2010/05/09

parallel lines

I've been wanting to blog for some time about where my thinking has reached, as I have surveyed all this emerging stuff. But it is hard to reach conclusions, because the process still seems to be ongoing. And I'm aware of the danger of stumbling into some ham philosophy which will not bear scrutiny.

But I have reached an emerging point of accommodation. Or perhaps you could say that I'm holding some parallel narratives in my mind, and am for the time being unconcerned that they don't seem to join up.

So, on one hand, there is the story of God. The story of the bible; the story of the church. I have a 40-year-old mind-set filled with lifelong Evangelical thinking. I can talk the talk - by grace I sometimes manage to walk the walk. I read the bible in public; I expound it; I lead people in prayer. The bible holds a privileged place here: I've never held an exceedingly conservative evangelical view - plenary verbal inspiration of scripture, and all that follows from that, is something I'd want to hold lightly. An inspiration of sense, not each word, has always seemed much more attractive. Nevertheless, it follows that the bible is and should be normative for the Christian community. Whatever that means.

Of course, that asks more questions than it answers: how are we to read and understand the bible? This is a big theme of MacLaren's A New Kind of Christianity, which I'm reading at the moment - so we'd better return to that later. But we could certainly say that we need to understand the gospel as being about reconciliation, about unconditional love, and a few other things which are often missing from our society.

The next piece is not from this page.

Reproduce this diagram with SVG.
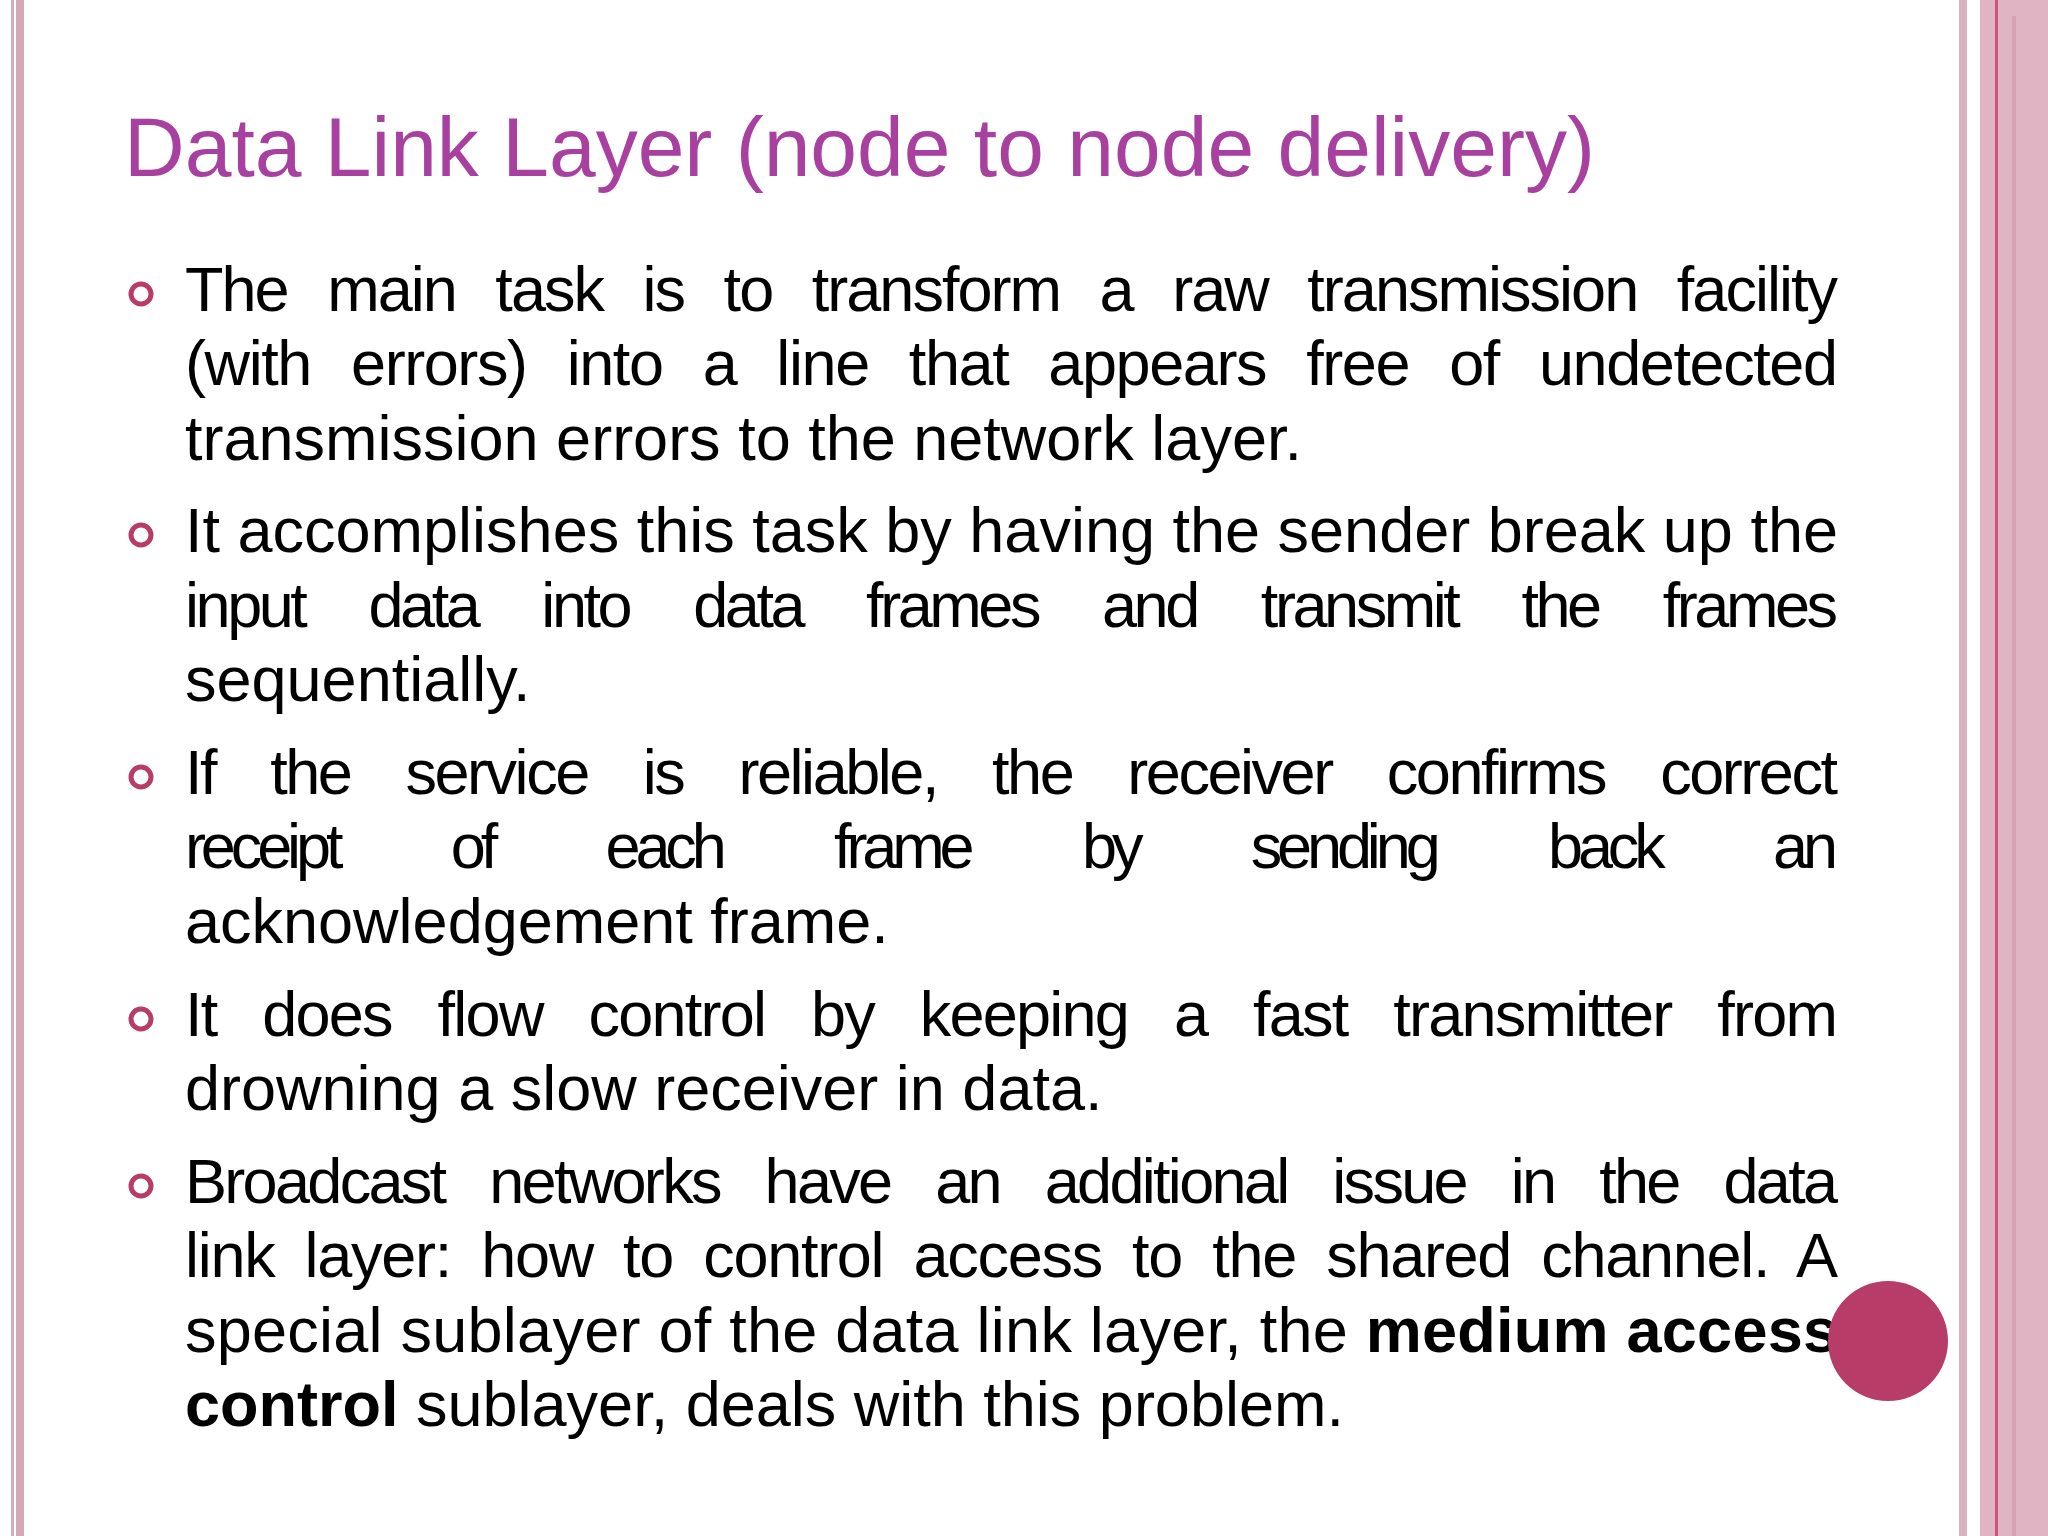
<svg xmlns="http://www.w3.org/2000/svg" width="2048" height="1536" viewBox="0 0 2048 1536">
<style>
.t{font-family:"Liberation Sans",Arial,sans-serif;font-size:63px;fill:#000}
.b{font-weight:bold}
.bul{fill:none;stroke:#B83C68;stroke-width:5}
</style>
<rect width="2048" height="1536" fill="#fff"/>
<g id="borders">
<rect x="11" y="0" width="3" height="1536" fill="#D8AEBB"/>
<rect x="16" y="0" width="8" height="1536" fill="#D4A8B6"/>
<rect x="1959" y="0" width="8" height="1536" fill="#DDB2C0"/>
<rect x="1980" y="0" width="68" height="1536" fill="#E0B4C2"/>
<rect x="1995" y="0" width="3" height="1536" fill="#C9557F"/>
<rect x="2012" y="16" width="4" height="1520" fill="#D6A3B5"/>
</g>
<text x="124" y="176" font-family="Liberation Sans,Arial,sans-serif" font-size="84" fill="#A8409F">Data Link Layer (node to node delivery)</text>
<g id="bullets">
<circle class="bul" cx="141" cy="294" r="10"/>
<circle class="bul" cx="141" cy="535" r="10"/>
<circle class="bul" cx="141" cy="777" r="10"/>
<circle class="bul" cx="141" cy="1019" r="10"/>
<circle class="bul" cx="141" cy="1186" r="10"/>
</g>
<g class="t">
<text x="185" y="311" textLength="1653" lengthAdjust="spacing" word-spacing="24">The main task is to transform a raw transmission facility</text>
<text x="185" y="385" textLength="1653" lengthAdjust="spacing" word-spacing="24">(with errors) into a line that appears free of undetected</text>
<text x="185" y="460">transmission errors to the network layer.</text>
<text x="185" y="552" textLength="1653" lengthAdjust="spacing">It accomplishes this task by having the sender break up the</text>
<text x="185" y="627" textLength="1653" lengthAdjust="spacing" word-spacing="50">input data into data frames and transmit the frames</text>
<text x="185" y="701">sequentially.</text>
<text x="185" y="794" textLength="1653" lengthAdjust="spacing" word-spacing="40">If the service is reliable, the receiver confirms correct</text>
<text x="185" y="868" textLength="1653" lengthAdjust="spacing" word-spacing="100">receipt of each frame by sending back an</text>
<text x="185" y="943">acknowledgement frame.</text>
<text x="185" y="1036" textLength="1653" lengthAdjust="spacing" word-spacing="30">It does flow control by keeping a fast transmitter from</text>
<text x="185" y="1110">drowning a slow receiver in data.</text>
<text x="185" y="1203" textLength="1653" lengthAdjust="spacing" word-spacing="30">Broadcast networks have an additional issue in the data</text>
<text x="185" y="1277" textLength="1653" lengthAdjust="spacing" word-spacing="14">link layer: how to control access to the shared channel. A</text>
<text x="185" y="1352" textLength="1653" lengthAdjust="spacing">special sublayer of the data link layer, the <tspan class="b">medium access</tspan></text>
<text x="185" y="1426"><tspan class="b">control</tspan> sublayer, deals with this problem.</text>
</g>
<circle id="dot" cx="1888" cy="1341" r="60" fill="#B83C68"/>
</svg>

But on the other hand, I am emphatically a scientist. It really does seem that the Universe is ordered according to a number of simple laws: it seems that cause and effect is universal, and immense power flows from the ability of the accompanying method to allow us to make predictions about the future behaviour of our world. The last two centuries have opened so many doors for us in understanding how things came to be as they are: astrophysics and evolutionary theory open our eyes at once to immense beauty and to simple ideas giving rise to staggeringly complex systems.

Of course, that's a classic dichotomy: but I'm not so bothered by that. There's no a priori reason why I cannot hold onto both at once: but I'll agree with Dawkins that the idea of 'separate realms' is too simplistic. Prayer just doesn't makes sense in the second model. But for all its advances in psychology, it is far from clear that science is competent to address our social and emotional questions - still less to give us real foundational understanding. 20th century advances in maths and physics put paid to any idea that scientific method can give us a firm foundation on which to build.

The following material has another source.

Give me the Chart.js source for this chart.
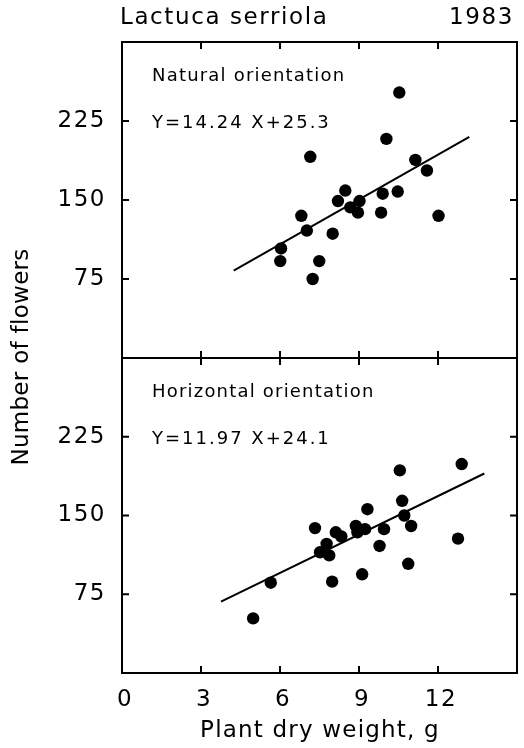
<!DOCTYPE html>
<html>
<head>
<meta charset="utf-8">
<script src="https://cdn.jsdelivr.net/npm/chart.js@4.4.0/dist/chart.umd.min.js"></script>
<style>
  html, body { margin: 0; padding: 0; background: #fff; }
  #wrap { position: relative; width: 524px; height: 748px; }
  canvas { position: absolute; left: 0; top: 0; }
</style>
</head>
<body>
<div id="wrap">
  <canvas id="topChart" width="524" height="748"></canvas>
  <canvas id="bottomChart" width="524" height="748"></canvas>
</div>
<script>
const title = 'Lactuca serriola';
const year = '1983';
const xTitle = 'Plant dry weight, g';
const yTitle = 'Number of flowers';

const xTicks = [0, 3, 6, 9, 12];
const yTicks = [75, 150, 225];

// top panel
const naturalLabel = 'Natural orientation';
const naturalEquation = 'Y=14.24 X+25.3';
const naturalX = [10.53, 10.04, 7.15, 11.14, 11.58, 8.48, 8.2, 8.67, 9.02, 8.96, 9.9, 10.47, 9.84, 12.02, 6.81, 7.02, 8.0, 6.04, 6.01, 7.49, 7.24];
const naturalY = [252, 208, 191, 188, 178, 159, 149, 143, 149, 138, 156, 158, 138, 135, 135, 121, 118, 104, 92, 92, 75];
const naturalLineX = [4.24, 13.19];
const naturalLineY = [83, 210];

// bottom panel
const horizontalLabel = 'Horizontal orientation';
const horizontalEquation = 'Y=11.97 X+24.1';
const horizontalX = [12.9, 10.55, 10.64, 9.32, 10.72, 7.33, 8.88, 8.94, 9.23, 8.12, 8.33, 9.95, 10.98, 7.77, 7.52, 7.87, 9.78, 12.76, 10.87, 9.12, 7.98, 5.65, 4.98];
const horizontalY = [199, 193, 164, 156, 150, 138, 140, 134, 137, 134, 130, 137, 140, 123, 115, 112, 121, 128, 104, 94, 87, 86, 52];
const horizontalLineX = [3.76, 13.76];
const horizontalLineY = [68, 190];

const FONT = 'DejaVu Sans';

const toPoints = (xs, ys) => xs.map((v, i) => ({ x: v, y: ys[i] }));

const framePlugin = {
  id: 'frame',
  beforeDraw(chart) {
    // wider spacing for the tick labels, like the original lettering
    chart.ctx.letterSpacing = '1.5px';
  },
  afterDatasetsDraw(chart, args, opts) {
    const { ctx, chartArea: a, scales: { x, y } } = chart;
    ctx.save();
    ctx.strokeStyle = '#000';
    ctx.lineWidth = 2;
    ctx.strokeRect(a.left, a.top, a.right - a.left, a.bottom - a.top);
    ctx.beginPath();
    xTicks.slice(1).forEach(v => {
      const px = x.getPixelForValue(v);
      ctx.moveTo(px, a.top); ctx.lineTo(px, a.top + 7);
      ctx.moveTo(px, a.bottom); ctx.lineTo(px, a.bottom - 7);
    });
    yTicks.forEach(v => {
      const py = y.getPixelForValue(v);
      ctx.moveTo(a.left, py); ctx.lineTo(a.left + 7, py);
      ctx.moveTo(a.right, py); ctx.lineTo(a.right - 7, py);
    });
    ctx.stroke();

    ctx.fillStyle = '#000';
    ctx.textBaseline = 'middle';
    ctx.textAlign = 'left';
    ctx.font = '18px "' + FONT + '"';
    ctx.letterSpacing = '1.2px';
    ctx.fillText(opts.label, a.left + 30, a.top + 34);
    ctx.letterSpacing = '2px';
    ctx.fillText(opts.equation, a.left + 30, a.top + 81);

    if (opts.titles) {
      ctx.font = '23px "' + FONT + '"';
      ctx.letterSpacing = '1.6px';
      ctx.fillText(title, 120, 18);
      ctx.textAlign = 'right';
      ctx.fillText(year, 514, 18);
      ctx.textAlign = 'center';
      ctx.letterSpacing = '1.2px';
      ctx.fillText(xTitle, 320, 731);
      ctx.letterSpacing = '0.3px';
      ctx.translate(22, 357);
      ctx.rotate(-Math.PI / 2);
      ctx.fillText(yTitle, 0, 0);
    }
    ctx.restore();
  }
};

function makeChart(id, xs, ys, lineX, lineY, label, equation, isBottom) {
  const ctx = document.getElementById(id).getContext('2d');
  return new Chart(ctx, {
    type: 'scatter',
    data: {
      datasets: [
        {
          data: toPoints(xs, ys),
          pointRadius: 6.2,
          pointBackgroundColor: '#000',
          pointBorderWidth: 0,
          showLine: false
        },
        {
          data: toPoints(lineX, lineY),
          showLine: true,
          pointRadius: 0,
          borderColor: '#000',
          borderWidth: 2
        }
      ]
    },
    options: {
      responsive: false,
      animation: false,
      events: [],
      layout: {
        padding: isBottom
          ? { top: 358, right: 7, bottom: 0, left: 0 }
          : { top: 42, right: 7, bottom: 390, left: 0 }
      },
      plugins: {
        legend: { display: false },
        tooltip: { enabled: false },
        frame: { label: label, equation: equation, titles: isBottom }
      },
      scales: {
        x: {
          type: 'linear',
          min: 0,
          max: 15,
          display: isBottom,
          grid: { display: false, drawTicks: false },
          border: { display: false },
          ticks: {
            stepSize: 3,
            padding: 13,
            labelOffset: 3,
            color: '#000',
            font: { family: FONT, size: 23 },
            callback: v => xTicks.includes(v) ? String(v) : ''
          },
          afterFit: s => {
            s.paddingLeft = 0;
            s.paddingRight = 0;
            if (isBottom) s.height = 75;
          }
        },
        y: {
          min: 0,
          max: 300,
          grid: { display: false, drawTicks: false },
          border: { display: false },
          ticks: {
            stepSize: 75,
            padding: 16,
            color: '#000',
            font: { family: FONT, size: 23 },
            callback: v => yTicks.includes(v) ? String(v) : ''
          },
          afterFit: s => { s.width = 122; }
        }
      }
    },
    plugins: [framePlugin]
  });
}

makeChart('topChart', naturalX, naturalY, naturalLineX, naturalLineY, naturalLabel, naturalEquation, false);
makeChart('bottomChart', horizontalX, horizontalY, horizontalLineX, horizontalLineY, horizontalLabel, horizontalEquation, true);
</script>
</body>
</html>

Strong adherents of the scientific approach try to invoke Occam's razor to suggest that we don't need God to exist. But that notion of existence seems to miss the point: it isn't really very helpful. Do quarks exist? Do Platonic solids exist? The God of the bible isn't an abstraction; he isn't a theoretical omnipotent agent; he is a character who interacts with creation. Whether he 'exists' seems much less interesting than what he does, and what he calls us to do.

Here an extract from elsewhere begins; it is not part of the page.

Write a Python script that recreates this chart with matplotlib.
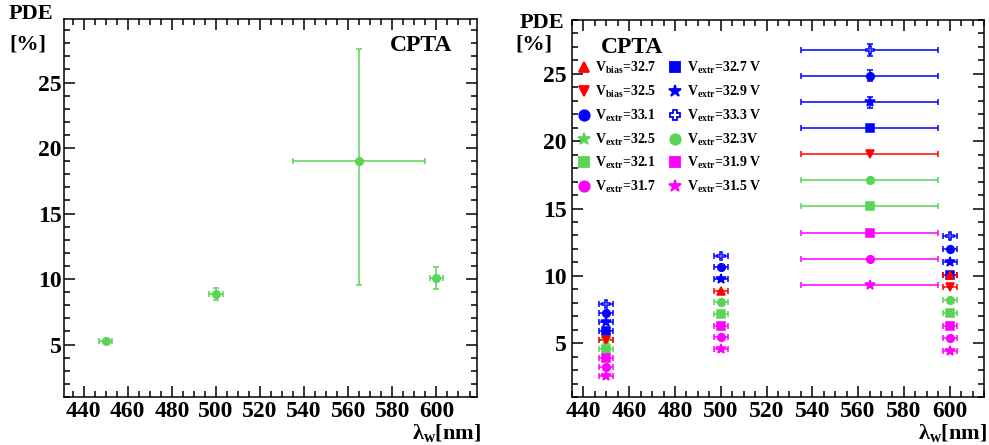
import numpy as np
import matplotlib
matplotlib.use('Agg')
import matplotlib.pyplot as plt
from matplotlib.lines import Line2D

#Шрифты в стиле ROOT (Times bold)
plt.rcParams['font.family'] = ['Liberation Serif', 'DejaVu Serif']
plt.rcParams['font.weight'] = 'bold'
plt.rcParams['mathtext.fontset'] = 'custom'
plt.rcParams['mathtext.rm'] = 'Liberation Serif:bold'
plt.rcParams['mathtext.it'] = 'Liberation Serif:bold'
plt.rcParams['mathtext.bf'] = 'Liberation Serif:bold'

GREEN = '#59d454'
RED = '#ff0000'
BLUE = '#0000ff'
MAGENTA = '#ff00ff'

#Левый график - одна серия
wl = np.array([450, 500, 565, 600])
wl_err = np.array([3, 3, 30, 3])
pde_left = np.array([5.24, 8.89, 19.03, 10.07])
pde_left_lo = np.array([0.15, 0.45, 9.45, 0.85])
pde_left_hi = np.array([0.15, 0.45, 8.5, 0.85])

#Правый график - серии по напряжениям (nan - точки нет)
nan = np.nan
labels = ['V$_{\\rm bias}$=32.7', 'V$_{\\rm bias}$=32.5', 'V$_{\\rm extr}$=33.1',
          'V$_{\\rm extr}$=32.5', 'V$_{\\rm extr}$=32.1', 'V$_{\\rm extr}$=31.7',
          'V$_{\\rm extr}$=32.7 V', 'V$_{\\rm extr}$=32.9 V', 'V$_{\\rm extr}$=33.3 V',
          'V$_{\\rm extr}$=32.3V', 'V$_{\\rm extr}$=31.9 V', 'V$_{\\rm extr}$=31.5 V']
values = [
    [nan, 8.87, nan, 10.08],     # bias 32.7
    [5.24, nan, 19.05, 9.16],    # bias 32.5
    [7.26, 10.63, 24.86, 11.97], # extr 33.1
    [5.24, nan, nan, nan],       # extr 32.5
    [4.57, 7.17, 15.15, 7.24],   # extr 32.1
    [3.22, 5.43, 11.28, 5.36],   # extr 31.7
    [5.91, nan, 20.98, 10.08],   # extr 32.7
    [6.59, 9.77, 22.90, 11.01],  # extr 32.9
    [7.93, 11.50, 26.80, 12.94], # extr 33.3
    [nan, 8.03, 17.10, 8.20],    # extr 32.3
    [3.89, 6.30, 13.20, 6.30],   # extr 31.9
    [2.57, 4.57, 9.35, 4.39],    # extr 31.5
]
yerrs = [
    [0, 0, 0, 0], [0, 0, 0, 0], [0, 0, 0.4, 0], [0, 0, 0, 0],
    [0, 0, 0, 0], [0, 0, 0, 0], [0, 0, 0, 0], [0, 0, 0.4, 0],
    [0, 0, 0.45, 0], [0, 0, 0, 0], [0, 0, 0, 0], [0, 0, 0, 0],
]
markers = ['^', 'v', 'o', '*', 's', 'o', 's', '*', 'P', 'o', 's', '*']
colors = [RED, RED, BLUE, GREEN, GREEN, MAGENTA, BLUE, BLUE, BLUE, GREEN, MAGENTA, MAGENTA]
#порядок отрисовки: красные сверху
order = [2, 3, 4, 5, 6, 7, 8, 9, 10, 11, 1, 0]

fig = plt.figure(figsize=(9.89, 4.45), dpi=100)
axL = fig.add_axes([64/989, 48/445, 413/989, 378/445])
axR = fig.add_axes([572/989, 48/445, 412/989, 377/445])

def style(ax, ypad):
    ax.tick_params(which='both', direction='in', top=True, right=True, width=1.1)
    ax.tick_params(which='major', length=8, labelsize=17)
    ax.tick_params(axis='x', which='major', pad=3)
    ax.tick_params(axis='y', which='major', pad=ypad)
    ax.tick_params(which='minor', length=4)
    ax.set_xticks(np.arange(440, 601, 20))
    ax.set_xticks(np.arange(435, 620, 5), minor=True)
    ax.set_yticks([5, 10, 15, 20, 25])
    ax.set_yticks(np.arange(1, 30, 1), minor=True)
    for s in ax.spines.values():
        s.set_linewidth(1.1)
    for lab in ax.get_xticklabels() + ax.get_yticklabels():
        lab.set_fontweight('bold')

#Левый
axL.errorbar(wl, pde_left, xerr=wl_err, yerr=[pde_left_lo, pde_left_hi], fmt='o',
             color=GREEN, ms=5.5, elinewidth=1.1, capsize=2, capthick=1.1)
axL.set_xlim(431.1, 618.4)
axL.set_ylim(2.94, 29.85)
style(axL, 1.5)
axL.text(0.94, 0.93, 'CPTA', transform=axL.transAxes, ha='right', va='center',
         fontsize=17, fontweight='bold')

#Правый
for i in order:
    mfc = 'white' if markers[i] == 'P' else colors[i]
    ms = 7.5 if markers[i] == '*' else 5.5
    axR.errorbar(wl, values[i], xerr=wl_err, yerr=yerrs[i], fmt=markers[i], color=colors[i],
                 mfc=mfc, mec=colors[i], ms=ms, mew=1.1, elinewidth=1.1, capsize=2, capthick=1.1)
axR.set_xlim(440, 610.9)
axR.set_ylim(1.29, 28.49)
style(axR, 4)
axR.text(0.07, 0.928, 'CPTA', transform=axR.transAxes, ha='left', va='center',
         fontsize=17, fontweight='bold')

handles = []
for i in range(len(labels)):
    mfc = 'white' if markers[i] == 'P' else colors[i]
    ms = 9 if markers[i] == '*' else 7.5
    handles.append(Line2D([], [], ls='none', marker=markers[i], color=colors[i], mfc=mfc,
                          mec=colors[i], ms=ms, mew=1.3))
axR.legend(handles, labels, ncol=2, loc='upper left', bbox_to_anchor=(0.012, 0.893),
           frameon=False, handlelength=1.0, handletextpad=0.3,
           columnspacing=0.9, labelspacing=0.55, borderaxespad=0, borderpad=0,
           prop={'weight': 'bold', 'size': 10})

#Подписи осей как в ROOT
fig.text(9/989, 1 - 4/445, 'PDE', ha='left', va='top', fontsize=16, fontweight='bold')
fig.text(9/989, 1 - 35/445, '[%]', ha='left', va='top', fontsize=16, fontweight='bold')
fig.text(520/989, 1 - 13/445, 'PDE', ha='left', va='top', fontsize=16, fontweight='bold')
fig.text(515/989, 1 - 35/445, '[%]', ha='left', va='top', fontsize=16, fontweight='bold')
fig.text(481/989, 0.5/445, 'λ$_{\\rm w}$[nm]', ha='right', va='bottom', fontsize=16, fontweight='bold')
fig.text(987/989, 0.5/445, 'λ$_{\\rm w}$[nm]', ha='right', va='bottom', fontsize=16, fontweight='bold')

fig.savefig('out.png', dpi=100)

I'm not an agnostic: I want to have my cake and eat it. I don't see why these parallel lines cannot exist (oops!) together. They do challenge each other: there is certainly an unresovled (unresolvable?) tension. Am I allowed to use different narratives in different contexts, or is that cheating?

2 comments:

americanRuth said...

Dear Andrew, it's lovely to read your own musings as well as book reviews. This resonates somewhat for me with what I've just been reading in the introduction to Karen Armstrong's book, The Battle for God: Fundamentalism in Judaism, Christianity and Islam:

"We tend to assume that the people of the past were (more or less) like us, but in fact their spiritual lives were rather different. In particular, they evolved two ways of thinking, speaking, and acquiring knowledge, which scholars have called mythos and logos. Both were essential; they were regarded as complementary ways of arriving at truth, and each had its special area of competence." ...

Andrew said...

Ruth, thanks! I think what bothers me is not the different areas of competence, which are evident for most to see (I nearly said 'all to see', then I remembered that Dawkins rejects that notion). Rather, it is when those areas or ideas seem to come into direct conflict (c.f. my blog on prayer a couple of months ago).